Я умываю свое лицо ледяной водой и возвращаюсь.

- Если ты твердо вознамерилась бодрствовать, есть одна история, которую я давно хотел тебе рассказать.

- Может, хватит на сегодня? Что-то меня твои сегодняшние истории совсем не радуют!

- Ну и эта вполне соответствует общей тенденции, но мне надо ее тебе рассказать! И чем раньше, тем скорее. Может быть, даже хорошо, что все так получилось, что я почти при смерти. Так у меня больше шансов на снисхождение, а может быть, даже и на прощение. Короче, слушай! – тут я замолкаю. С чего начать? С конца? Он имеет к ней самое прямое отношение? Или с начала? Рассказать ей о себе? В одну короткую, вульгарную историю запихнуть всю свою жизнь, все радости и печали? – После того как мы расстались… Когда я уехал в Германию, а ты ни разу мне не позвонила, я выплывал так, как мог, как умел. В моей жизни было много женщин и много секса. И это продолжалось до тех пор, пока одна женщина не решила стать жирной точкой в этой веренице, так родился Ларс. Мы жили какое-то время, но, видимо, не так, как она хотела, а мне это и с самого начала не было нужно, хотя я и не уходил, ждал чего-то. А потом умер дед и я решился. И мальчика с собой забрал, чтобы последней свиньей себя не чувствовать. Мы приехали в Берлин и были там первое время совсем одни, и я, конечно, не справлялся со всем, что на себя взвалил. Так пришла идея найти помощницу. Денег было мало, поэтому помощница была не совсем официальная и не очень совершеннолетняя. Но я ее не обижал! И не собирался, вообще никаких планов и мечтаний с ней не связывал, просто так мне было проще. Но она поняла меня иначе и… - я замолкаю вновь. Мне тяжело говорить, оно и понятно. И тема очень личная, и человек мне очень дорогой. Я не хочу себя оправдывать, да и вообще в детали вдаваться не хочу, просто пытаюсь довести эту длинную и запутанную историю до ее кульминации. Но сейчас я натыкаюсь на обстоятельство, через которое не могу просто так перепрыгнуть… Черт! Как я могу сказать это матери моей дочери?! Которой тоже когда-нибудь, и очень скоро, будет шестнадцать лет!

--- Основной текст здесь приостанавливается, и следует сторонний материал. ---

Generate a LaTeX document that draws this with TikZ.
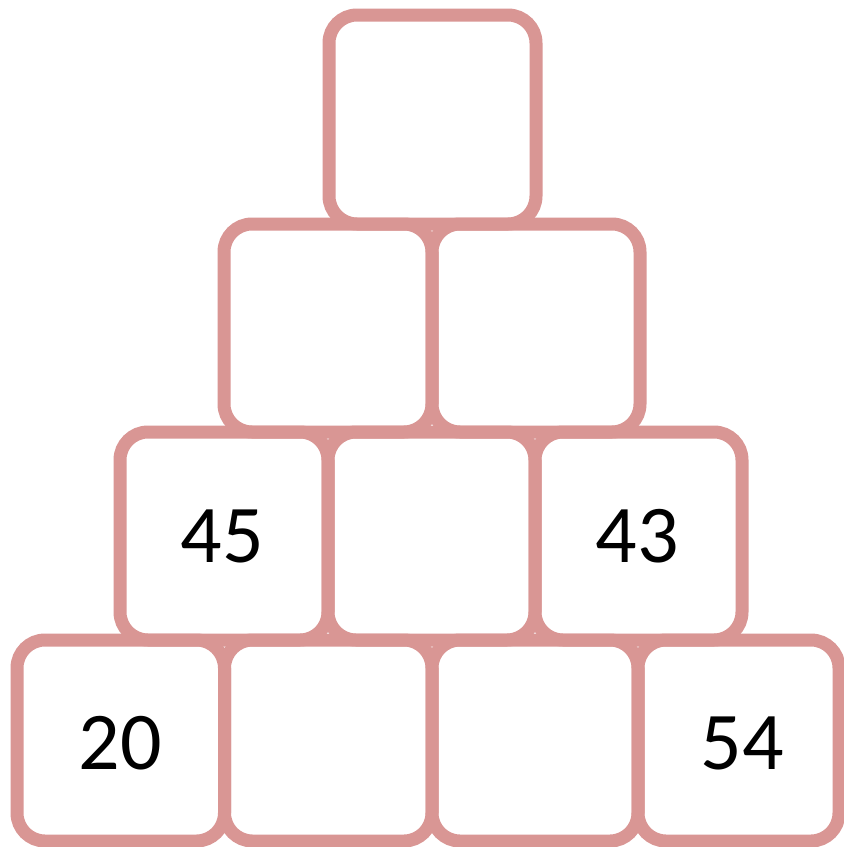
\documentclass[tikz,border=0pt]{standalone}
\usepackage{fontspec}
\setmainfont{Carlito}
\definecolor{boxpink}{RGB}{217,150,148}
\begin{document}
\begin{tikzpicture}[x=1pt,y=-1pt,
  cell/.style={draw=boxpink,line width=13pt,rounded corners=28pt},
  num/.style={font=\fontsize{82}{82}\selectfont,text=black,inner sep=0pt,anchor=center}]
\useasboundingbox[fill=white] (0,0) rectangle (844,847);
% top
\draw[cell] (329,15) rectangle (536,224);
% row 2
\draw[cell] (224,224) rectangle (432,432);
\draw[cell] (432,224) rectangle (640,432);
% row 3
\draw[cell] (120,432) rectangle (328,640);
\draw[cell] (328,432) rectangle (535,640);
\draw[cell] (535,432) rectangle (742,640);
% row 4
\draw[cell] (17,640) rectangle (224.5,841);
\draw[cell] (224.5,640) rectangle (432,841);
\draw[cell] (432,640) rectangle (638,841);
\draw[cell] (638,640) rectangle (839,841);
% numbers
\node[num] (n45) at (222,536) {45};
\node[num] (n43) at (637,536) {43};
\node[num] (n20) at (120,743) {20};
\node[num] (n54) at (742,743) {54};
\end{tikzpicture}
\end{document}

Лара меня не торопит, она снимает высушенное жаром полотенце с моего лба, обмакивает его в воду, смешанную с водкой, и начинает протирать мое лицо. Ее пальцы тонкие и прохладные. Как давно они лежали на моих губах? И теперь не хочет ли она вновь заставить меня замолчать? Нет, теперь это невозможно. Я ждал с той самой болезни, все эти годы ждал и теперь я буду говорить.

Я беру ее ладонь и кладу себе на лоб, на глаза. Так мне будет проще. Я – Эдип, познавший свой позор. Я не хочу больше видеть.

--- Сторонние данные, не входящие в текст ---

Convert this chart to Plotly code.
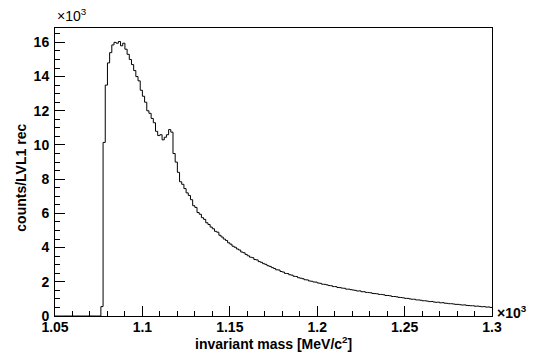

- Если бы эта история продолжилась дольше, я бы, наверное, убил себя. Не потому что хотел, а потому что запутался! Я думал о тебе тогда и ненавидел себя за то, что могу сломать чужую жизнь так же легко, как это сделал отец. Но она не продолжилась, не могла продолжится! Я вернулся в Самару, к тебе. Но пачка презервативов, которая была со мной… Она была из той, старой истории. И она была вся проколотая. Понимаешь? Я не знал тогда. И черт знает чего себе за это время напридумывал. Я чуть с ума не сошел! Но это шестнадцатилетний ребенок! Малолетняя авантюристка. Она все их проколола! Представь! А я только недавно до этого дотумкал! – только тут я решаюсь выглянуть из-под ее руки, посмотреть ей в лицо.

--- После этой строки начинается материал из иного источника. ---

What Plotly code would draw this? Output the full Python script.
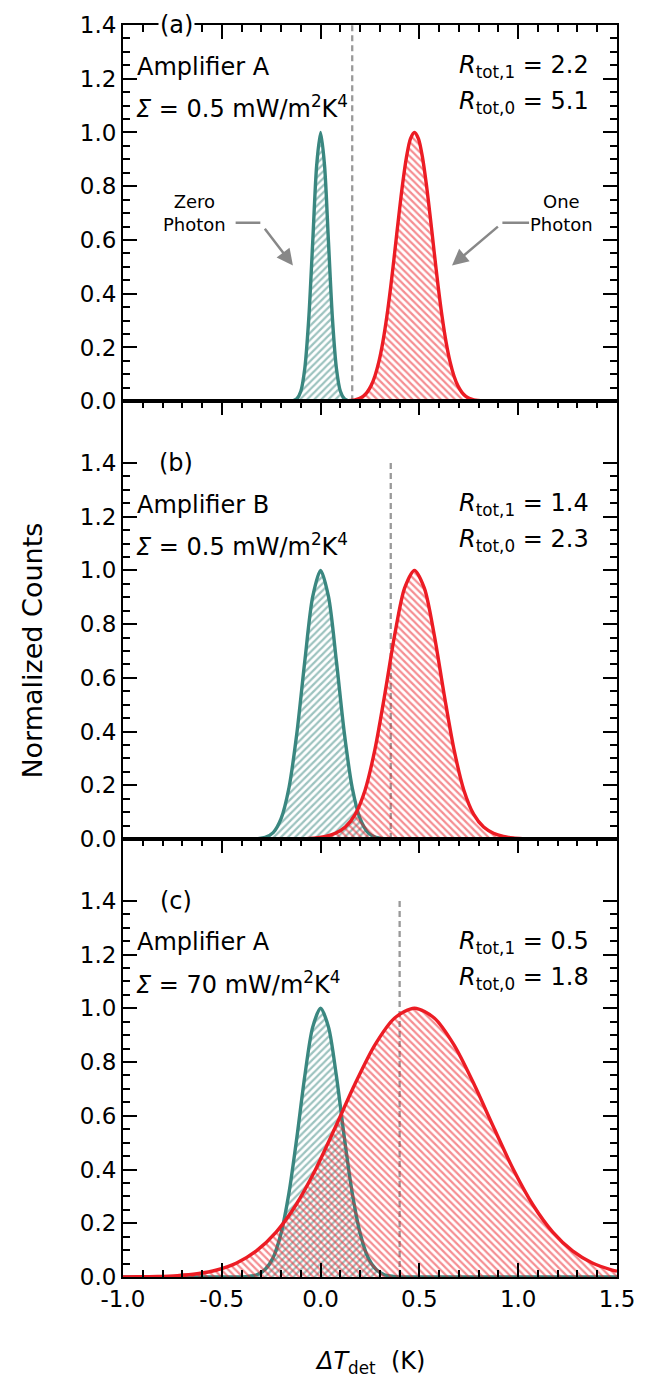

Она смотрит на меня и молчит. Даже больше, чем молчит – она закрыла свой рот свободной рукой. И она ничего не отвечает. Мы сидим в тишине некоторое время, но потом я беру ее за обе руки, заключаю их в свои и только тогда вновь поднимаю взгляд. Она смеется, беззвучно смеется и так долго, что даже слезы уже навернулись на глаза. И я тоже улыбаюсь, а потом и смеюсь. Привлекаю ее к себе и целую, приговаривая: «Ты все равно заболеешь, ты сама так решила. Ты всегда все сама решаешь.»

Может быть, температура упала, а может быть, на душе стало спокойно, но теперь я крепко засыпаю и просыпаюсь только утром.